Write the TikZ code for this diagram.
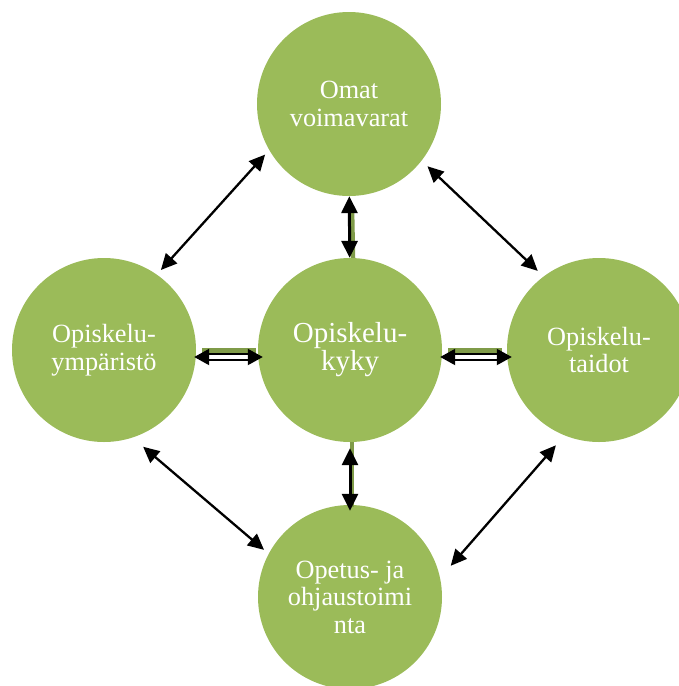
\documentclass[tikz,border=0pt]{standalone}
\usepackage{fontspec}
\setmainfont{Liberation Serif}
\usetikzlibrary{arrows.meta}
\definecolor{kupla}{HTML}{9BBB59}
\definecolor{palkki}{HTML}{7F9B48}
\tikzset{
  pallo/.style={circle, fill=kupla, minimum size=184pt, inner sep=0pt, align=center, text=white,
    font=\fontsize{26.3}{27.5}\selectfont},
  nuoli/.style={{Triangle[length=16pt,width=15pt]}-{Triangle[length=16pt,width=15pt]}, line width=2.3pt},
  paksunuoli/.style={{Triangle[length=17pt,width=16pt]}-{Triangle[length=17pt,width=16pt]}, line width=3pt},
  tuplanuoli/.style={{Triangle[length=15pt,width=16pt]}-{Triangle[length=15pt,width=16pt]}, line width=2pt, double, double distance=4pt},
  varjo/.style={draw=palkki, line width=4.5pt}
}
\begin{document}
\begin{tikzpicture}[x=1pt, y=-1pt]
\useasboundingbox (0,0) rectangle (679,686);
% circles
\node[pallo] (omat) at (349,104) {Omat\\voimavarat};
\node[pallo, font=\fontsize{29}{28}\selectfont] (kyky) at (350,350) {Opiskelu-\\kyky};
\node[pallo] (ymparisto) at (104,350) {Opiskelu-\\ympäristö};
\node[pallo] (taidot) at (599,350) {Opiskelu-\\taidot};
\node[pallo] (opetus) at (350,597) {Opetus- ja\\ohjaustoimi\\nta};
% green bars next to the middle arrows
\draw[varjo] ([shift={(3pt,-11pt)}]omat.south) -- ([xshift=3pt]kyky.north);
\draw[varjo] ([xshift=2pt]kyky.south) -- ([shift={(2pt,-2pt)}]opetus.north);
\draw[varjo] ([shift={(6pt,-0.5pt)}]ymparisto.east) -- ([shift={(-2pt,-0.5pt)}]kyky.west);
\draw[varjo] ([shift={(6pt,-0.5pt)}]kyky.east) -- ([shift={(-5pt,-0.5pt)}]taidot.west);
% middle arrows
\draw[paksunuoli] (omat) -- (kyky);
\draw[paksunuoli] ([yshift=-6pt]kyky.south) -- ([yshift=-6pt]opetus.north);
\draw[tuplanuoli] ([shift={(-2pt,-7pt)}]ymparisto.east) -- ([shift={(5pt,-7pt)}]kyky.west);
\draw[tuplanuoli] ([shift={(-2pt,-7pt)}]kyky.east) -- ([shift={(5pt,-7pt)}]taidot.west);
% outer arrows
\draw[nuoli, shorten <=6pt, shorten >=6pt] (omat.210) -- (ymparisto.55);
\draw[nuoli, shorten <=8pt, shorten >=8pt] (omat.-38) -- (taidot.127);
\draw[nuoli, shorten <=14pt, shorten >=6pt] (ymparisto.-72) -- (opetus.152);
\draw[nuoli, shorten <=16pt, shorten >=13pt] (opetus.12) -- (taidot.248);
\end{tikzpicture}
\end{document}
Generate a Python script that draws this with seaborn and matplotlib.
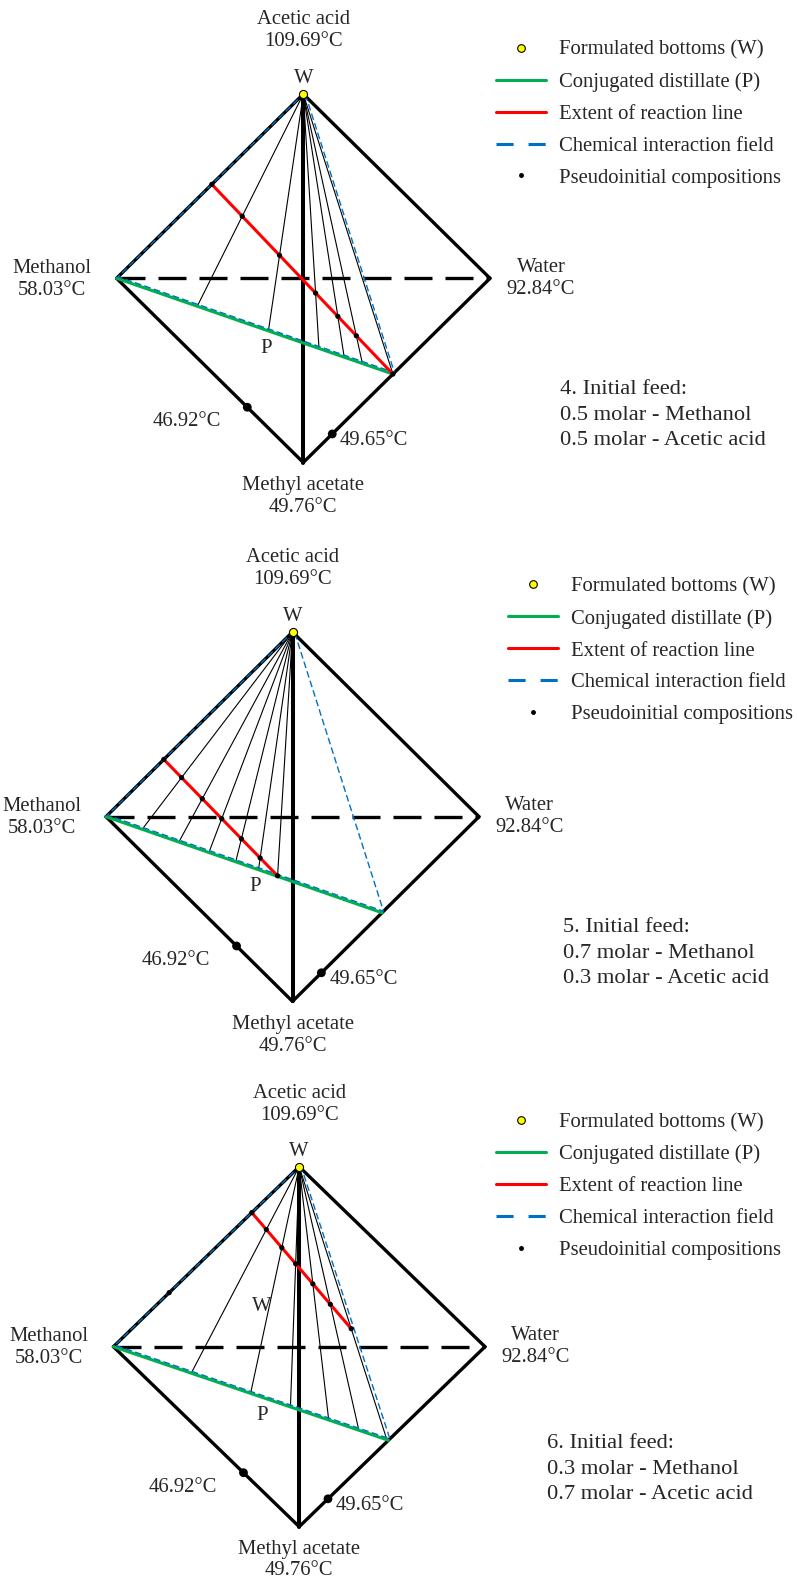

◆ ◆ ◆ ◆ ◆ ◆ ◆

Short exercise: Repeat every record above exactly, but leave out any pictures.

Task response:
Write the TikZ code for this diagram.
\documentclass[tikz,border=0pt]{standalone}
\usepackage{fontspec}
\setmainfont{Liberation Serif}
\usetikzlibrary{arrows.meta}
\definecolor{kupla}{HTML}{9BBB59}
\definecolor{palkki}{HTML}{7F9B48}
\tikzset{
  pallo/.style={circle, fill=kupla, minimum size=184pt, inner sep=0pt, align=center, text=white,
    font=\fontsize{26.3}{27.5}\selectfont},
  nuoli/.style={{Triangle[length=16pt,width=15pt]}-{Triangle[length=16pt,width=15pt]}, line width=2.3pt},
  paksunuoli/.style={{Triangle[length=17pt,width=16pt]}-{Triangle[length=17pt,width=16pt]}, line width=3pt},
  tuplanuoli/.style={{Triangle[length=15pt,width=16pt]}-{Triangle[length=15pt,width=16pt]}, line width=2pt, double, double distance=4pt},
  varjo/.style={draw=palkki, line width=4.5pt}
}
\begin{document}
\begin{tikzpicture}[x=1pt, y=-1pt]
\useasboundingbox (0,0) rectangle (679,686);
% circles
\node[pallo] (omat) at (349,104) {Omat\\voimavarat};
\node[pallo, font=\fontsize{29}{28}\selectfont] (kyky) at (350,350) {Opiskelu-\\kyky};
\node[pallo] (ymparisto) at (104,350) {Opiskelu-\\ympäristö};
\node[pallo] (taidot) at (599,350) {Opiskelu-\\taidot};
\node[pallo] (opetus) at (350,597) {Opetus- ja\\ohjaustoimi\\nta};
% green bars next to the middle arrows
\draw[varjo] ([shift={(3pt,-11pt)}]omat.south) -- ([xshift=3pt]kyky.north);
\draw[varjo] ([xshift=2pt]kyky.south) -- ([shift={(2pt,-2pt)}]opetus.north);
\draw[varjo] ([shift={(6pt,-0.5pt)}]ymparisto.east) -- ([shift={(-2pt,-0.5pt)}]kyky.west);
\draw[varjo] ([shift={(6pt,-0.5pt)}]kyky.east) -- ([shift={(-5pt,-0.5pt)}]taidot.west);
% middle arrows
\draw[paksunuoli] (omat) -- (kyky);
\draw[paksunuoli] ([yshift=-6pt]kyky.south) -- ([yshift=-6pt]opetus.north);
\draw[tuplanuoli] ([shift={(-2pt,-7pt)}]ymparisto.east) -- ([shift={(5pt,-7pt)}]kyky.west);
\draw[tuplanuoli] ([shift={(-2pt,-7pt)}]kyky.east) -- ([shift={(5pt,-7pt)}]taidot.west);
% outer arrows
\draw[nuoli, shorten <=6pt, shorten >=6pt] (omat.210) -- (ymparisto.55);
\draw[nuoli, shorten <=8pt, shorten >=8pt] (omat.-38) -- (taidot.127);
\draw[nuoli, shorten <=14pt, shorten >=6pt] (ymparisto.-72) -- (opetus.152);
\draw[nuoli, shorten <=16pt, shorten >=13pt] (opetus.12) -- (taidot.248);
\end{tikzpicture}
\end{document}
Generate a Python script that draws this with seaborn and matplotlib.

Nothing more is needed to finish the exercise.